◆ **What you are asked to do**
Reproduce the material below line by line, beginning with its first line and ending with the line that contains "-90, 80, 30, 0]"; leave out pictures.

----- Material

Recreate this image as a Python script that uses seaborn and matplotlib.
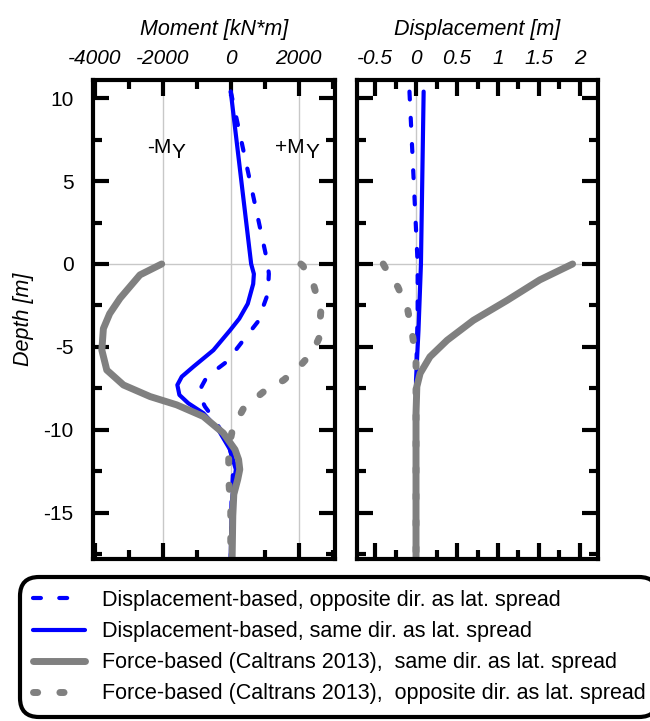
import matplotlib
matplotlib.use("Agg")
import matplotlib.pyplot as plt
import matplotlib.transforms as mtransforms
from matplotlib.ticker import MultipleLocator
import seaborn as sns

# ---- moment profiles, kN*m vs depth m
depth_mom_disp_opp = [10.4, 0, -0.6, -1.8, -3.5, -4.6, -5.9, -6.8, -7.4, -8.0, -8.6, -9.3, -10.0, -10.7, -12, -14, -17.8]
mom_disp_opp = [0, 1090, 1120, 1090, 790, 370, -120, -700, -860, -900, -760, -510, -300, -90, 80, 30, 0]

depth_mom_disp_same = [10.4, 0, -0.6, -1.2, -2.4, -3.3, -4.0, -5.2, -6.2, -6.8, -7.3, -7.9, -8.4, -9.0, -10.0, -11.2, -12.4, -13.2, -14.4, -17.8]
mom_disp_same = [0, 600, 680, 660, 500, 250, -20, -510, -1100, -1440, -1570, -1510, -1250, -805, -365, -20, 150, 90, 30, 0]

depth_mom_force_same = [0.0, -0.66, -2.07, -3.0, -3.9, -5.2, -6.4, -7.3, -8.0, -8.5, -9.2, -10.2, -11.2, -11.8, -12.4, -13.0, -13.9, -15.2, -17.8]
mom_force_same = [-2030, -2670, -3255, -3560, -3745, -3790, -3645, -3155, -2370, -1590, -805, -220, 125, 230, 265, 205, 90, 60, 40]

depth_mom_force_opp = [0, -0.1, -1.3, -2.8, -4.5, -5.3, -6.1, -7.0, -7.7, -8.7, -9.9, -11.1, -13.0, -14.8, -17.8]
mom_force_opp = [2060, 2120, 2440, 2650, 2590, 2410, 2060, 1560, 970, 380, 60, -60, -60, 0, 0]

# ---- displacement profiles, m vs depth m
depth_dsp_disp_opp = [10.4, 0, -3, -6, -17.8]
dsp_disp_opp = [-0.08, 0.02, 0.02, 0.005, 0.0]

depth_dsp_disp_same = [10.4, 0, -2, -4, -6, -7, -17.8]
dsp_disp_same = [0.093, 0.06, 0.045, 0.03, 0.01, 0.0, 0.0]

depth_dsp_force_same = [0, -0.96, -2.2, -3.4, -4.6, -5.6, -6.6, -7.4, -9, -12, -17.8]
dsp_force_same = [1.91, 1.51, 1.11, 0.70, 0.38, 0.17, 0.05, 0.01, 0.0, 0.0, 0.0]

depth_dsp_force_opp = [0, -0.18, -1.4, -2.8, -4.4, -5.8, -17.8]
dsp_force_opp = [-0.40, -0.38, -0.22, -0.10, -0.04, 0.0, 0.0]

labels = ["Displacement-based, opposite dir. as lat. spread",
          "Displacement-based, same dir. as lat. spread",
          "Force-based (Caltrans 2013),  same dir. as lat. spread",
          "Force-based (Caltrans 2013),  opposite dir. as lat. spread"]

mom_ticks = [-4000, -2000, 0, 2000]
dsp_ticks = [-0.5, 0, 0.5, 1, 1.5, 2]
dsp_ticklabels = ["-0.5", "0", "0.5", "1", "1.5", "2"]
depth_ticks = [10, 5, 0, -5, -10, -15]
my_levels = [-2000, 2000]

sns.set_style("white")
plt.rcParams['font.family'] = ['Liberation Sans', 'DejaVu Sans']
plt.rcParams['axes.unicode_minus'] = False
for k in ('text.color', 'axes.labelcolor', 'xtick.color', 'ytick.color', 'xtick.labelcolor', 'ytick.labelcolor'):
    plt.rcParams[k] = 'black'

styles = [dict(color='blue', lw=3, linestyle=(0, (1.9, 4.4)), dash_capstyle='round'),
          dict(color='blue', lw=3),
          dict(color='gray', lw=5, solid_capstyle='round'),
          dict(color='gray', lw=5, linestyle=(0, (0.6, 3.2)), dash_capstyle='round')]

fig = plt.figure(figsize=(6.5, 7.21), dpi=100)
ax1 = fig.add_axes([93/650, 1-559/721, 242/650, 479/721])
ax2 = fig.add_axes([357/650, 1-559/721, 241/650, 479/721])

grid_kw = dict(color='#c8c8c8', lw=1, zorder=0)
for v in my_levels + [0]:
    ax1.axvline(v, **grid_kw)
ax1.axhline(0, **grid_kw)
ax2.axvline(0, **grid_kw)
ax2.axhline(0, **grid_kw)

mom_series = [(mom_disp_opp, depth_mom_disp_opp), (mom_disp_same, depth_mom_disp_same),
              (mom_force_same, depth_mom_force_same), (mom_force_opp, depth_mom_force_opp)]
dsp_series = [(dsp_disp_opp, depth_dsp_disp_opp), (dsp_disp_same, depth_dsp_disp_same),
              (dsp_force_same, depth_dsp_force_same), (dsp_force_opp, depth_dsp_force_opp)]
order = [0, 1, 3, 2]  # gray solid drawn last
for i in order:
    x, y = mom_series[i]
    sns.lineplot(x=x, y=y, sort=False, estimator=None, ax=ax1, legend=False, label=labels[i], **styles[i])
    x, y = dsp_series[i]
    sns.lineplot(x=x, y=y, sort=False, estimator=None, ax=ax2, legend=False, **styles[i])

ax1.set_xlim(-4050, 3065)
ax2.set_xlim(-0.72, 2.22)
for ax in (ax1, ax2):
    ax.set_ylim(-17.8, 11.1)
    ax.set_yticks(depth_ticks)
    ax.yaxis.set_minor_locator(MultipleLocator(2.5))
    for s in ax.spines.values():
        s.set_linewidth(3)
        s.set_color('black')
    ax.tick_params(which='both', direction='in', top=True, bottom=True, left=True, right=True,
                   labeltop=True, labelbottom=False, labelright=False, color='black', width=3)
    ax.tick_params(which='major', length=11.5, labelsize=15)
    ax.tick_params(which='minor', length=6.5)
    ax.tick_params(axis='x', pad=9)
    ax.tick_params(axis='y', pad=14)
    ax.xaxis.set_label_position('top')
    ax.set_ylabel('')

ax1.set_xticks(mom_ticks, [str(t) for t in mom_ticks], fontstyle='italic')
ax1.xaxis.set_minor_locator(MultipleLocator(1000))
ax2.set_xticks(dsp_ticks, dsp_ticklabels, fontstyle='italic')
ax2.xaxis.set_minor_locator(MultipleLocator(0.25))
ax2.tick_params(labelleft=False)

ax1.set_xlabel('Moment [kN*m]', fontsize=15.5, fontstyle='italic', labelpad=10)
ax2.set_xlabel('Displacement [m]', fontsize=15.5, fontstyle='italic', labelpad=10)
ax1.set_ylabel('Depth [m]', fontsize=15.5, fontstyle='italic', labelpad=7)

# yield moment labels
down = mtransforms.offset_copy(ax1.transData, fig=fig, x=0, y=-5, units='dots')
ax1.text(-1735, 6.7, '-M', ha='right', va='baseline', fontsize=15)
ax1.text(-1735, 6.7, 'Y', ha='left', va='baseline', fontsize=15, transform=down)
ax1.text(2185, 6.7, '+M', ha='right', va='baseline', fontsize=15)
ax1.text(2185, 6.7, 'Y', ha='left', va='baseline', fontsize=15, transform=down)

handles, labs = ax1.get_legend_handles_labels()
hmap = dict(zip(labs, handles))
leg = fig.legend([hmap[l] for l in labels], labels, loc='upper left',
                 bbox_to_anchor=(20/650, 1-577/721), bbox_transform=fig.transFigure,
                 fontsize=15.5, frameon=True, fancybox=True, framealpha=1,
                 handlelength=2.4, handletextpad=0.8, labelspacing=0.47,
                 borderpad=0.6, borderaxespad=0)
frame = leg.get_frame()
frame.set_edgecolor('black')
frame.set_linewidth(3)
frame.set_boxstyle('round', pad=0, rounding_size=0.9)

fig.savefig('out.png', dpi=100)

----------

◆ **Full output**
Recreate this image as a Python script that uses seaborn and matplotlib.
import matplotlib
matplotlib.use("Agg")
import matplotlib.pyplot as plt
import matplotlib.transforms as mtransforms
from matplotlib.ticker import MultipleLocator
import seaborn as sns

# ---- moment profiles, kN*m vs depth m
depth_mom_disp_opp = [10.4, 0, -0.6, -1.8, -3.5, -4.6, -5.9, -6.8, -7.4, -8.0, -8.6, -9.3, -10.0, -10.7, -12, -14, -17.8]
mom_disp_opp = [0, 1090, 1120, 1090, 790, 370, -120, -700, -860, -900, -760, -510, -300, -90, 80, 30, 0]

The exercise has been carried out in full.